Она пошла с Кристофером, который взволнованно рассказывал о каком-то устройстве, которое полетит благодаря вращению четырех лезвий. Звучало так, будто это механическое насекомое. Анна издавала звуки, которые показывали, будто она слушает, хотя на самом же деле она была в своих мыслях.
До дома кузенов уже было недалеко. Ее кузины, Барбара и Евгения, были в утренней комнате. Барбара растянулась на диване, в то время как Евгения яростно трудилась над кружевом. Так, словно и вправду ненавидела его, и единственным способом выразить свою ненависть было пронзать растянутую ткань иголкой так энергично, как только она могла.
Анна и Кристофер поднялись в комнаты, которые располагались в стороне, для детей Софи и Гидеона. Джеймс был там, сидящий на подоконнике и читающий. Люси сидела за столом, и что-то писала. Том бросал нож в противоположную стену.
Кристофер поприветствовал всех и немедленно сел в углу с книгой.

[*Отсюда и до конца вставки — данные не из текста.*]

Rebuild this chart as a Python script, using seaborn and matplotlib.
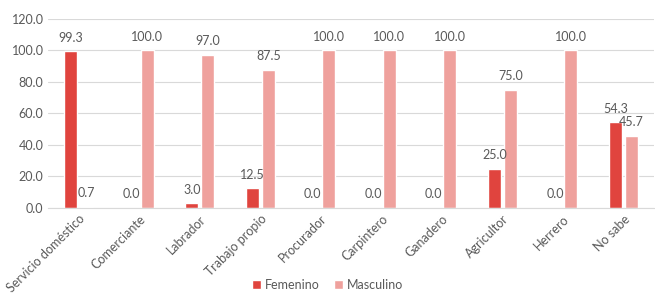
import pandas as pd
import matplotlib.pyplot as plt
import seaborn as sns

# Data
categorias = ['Servicio doméstico', 'Comerciante', 'Labrador', 'Trabajo propio', 'Procurador',
              'Carpintero', 'Ganadero', 'Agricultor', 'Herrero', 'No sabe']
femenino = [99.3, 0.0, 3.0, 12.5, 0.0, 0.0, 0.0, 25.0, 0.0, 54.3]
masculino = [0.7, 100.0, 97.0, 87.5, 100.0, 100.0, 100.0, 75.0, 100.0, 45.7]
yticks = [0, 20, 40, 60, 80, 100, 120]

df = pd.DataFrame({
    'categoria': categorias * 2,
    'valor': femenino + masculino,
    'sexo': ['Femenino'] * len(categorias) + ['Masculino'] * len(categorias),
})

sns.set_style('white')
plt.rcParams['font.family'] = ['Lato', 'DejaVu Sans']
gris = '#595959'
palette = {'Femenino': '#E0443E', 'Masculino': '#EFA19D'}

fig, ax = plt.subplots(figsize=(6.55, 2.95), dpi=100)
fig.subplots_adjust(left=0.074, right=0.998, top=0.936, bottom=0.295)

sns.barplot(data=df, x='categoria', y='valor', hue='sexo', palette=palette,
            width=0.53, gap=0.19, saturation=1, ax=ax, legend=True)

for cont in ax.containers:
    ax.bar_label(cont, fmt='%.1f', padding=5.5, fontsize=9, color=gris)

ax.set_ylim(0, 120)
ax.set_yticks(yticks)
ax.set_yticklabels([f'{v:.1f}' for v in yticks])
ax.set_xlim(-0.5, len(categorias) - 0.5)
ax.grid(True, axis='y', color='#D9D9D9', linewidth=0.8)
ax.set_axisbelow(True)
for s in ['top', 'right', 'left']:
    ax.spines[s].set_visible(False)
ax.spines['bottom'].set_color('#D9D9D9')
ax.set_xlabel('')
ax.set_ylabel('')
ax.tick_params(axis='both', length=0, labelsize=9, colors=gris)
plt.setp(ax.get_xticklabels(), rotation=45, ha='right', rotation_mode='anchor')

handles, labels = ax.get_legend_handles_labels()
ax.legend(handles, labels, loc='lower center', ncol=2, frameon=False, fontsize=9,
          labelcolor=gris, handlelength=0.7, handleheight=0.7, handletextpad=0.3,
          columnspacing=1.2)
ax.legend_.set_bbox_to_anchor((0.5, -0.025), transform=fig.transFigure)

plt.savefig('out.png', dpi=100)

Анна расположилась рядом с Люси.
— Как Корделия? — спросила она.
— О, она замечательно! Я как раз писала ей прежде, чем Томас смог помочь мне пройти урок Персидского.
Люси всегда писала своей будущей парабатай. Люси могла писать в комнате, полной людей, разговаривающих, кричащих, поющих. Анна была уверена, что Люси, должно быть, сможет писать и в разгар битвы. И Анна очень одобряла такое — было очень приятно видеть двух девушек, столь сильно преданных друг другу, пусть и только платонически. Женщинам следовало ценить других женщин, даже если остальное общество их не ценило.
Ей вновь вспомнилась Аридана.
— Что случилось, Анна? — спросил Джеймс.
Он смотрел на нее с любопытством. Анна любила всех своих кузенов и кузин, но Джеймс у нее был на особенном положении. Он был слегка неуклюжим мальчишкой, нежным, тихим и книжным.
И он вырос в молодого мужчину, как могла видеть Анна, невероятно мужественного, как и его отец. У него были восхитительные, мягкие волосы Эрондейлов, а от своей матери он унаследовал демонические желтые глаза. Анна всегда считала их достаточно милыми, хотя Кристофер ей рассказывал, что Джеймса непрестанно дразнили из-за них в Академии. И именно дразнилки шутников побудили Мэттью подложить взрывчатые вещества и подготовить взрыв в крыле здания.
Это было благородно — защищать своих друзей, своего парабатая. Анна гордилась ими, делающими это. Она бы сделала то же самое. Джеймс был таким застенчивым, чудесным маленьким мальчиком и одна лишь мысль, что его обижали, приводила Анну в ярость. Сейчас он был старше, немного задумчивее, часто смотрящим вдаль, но под всем этим все еще невероятно добрым.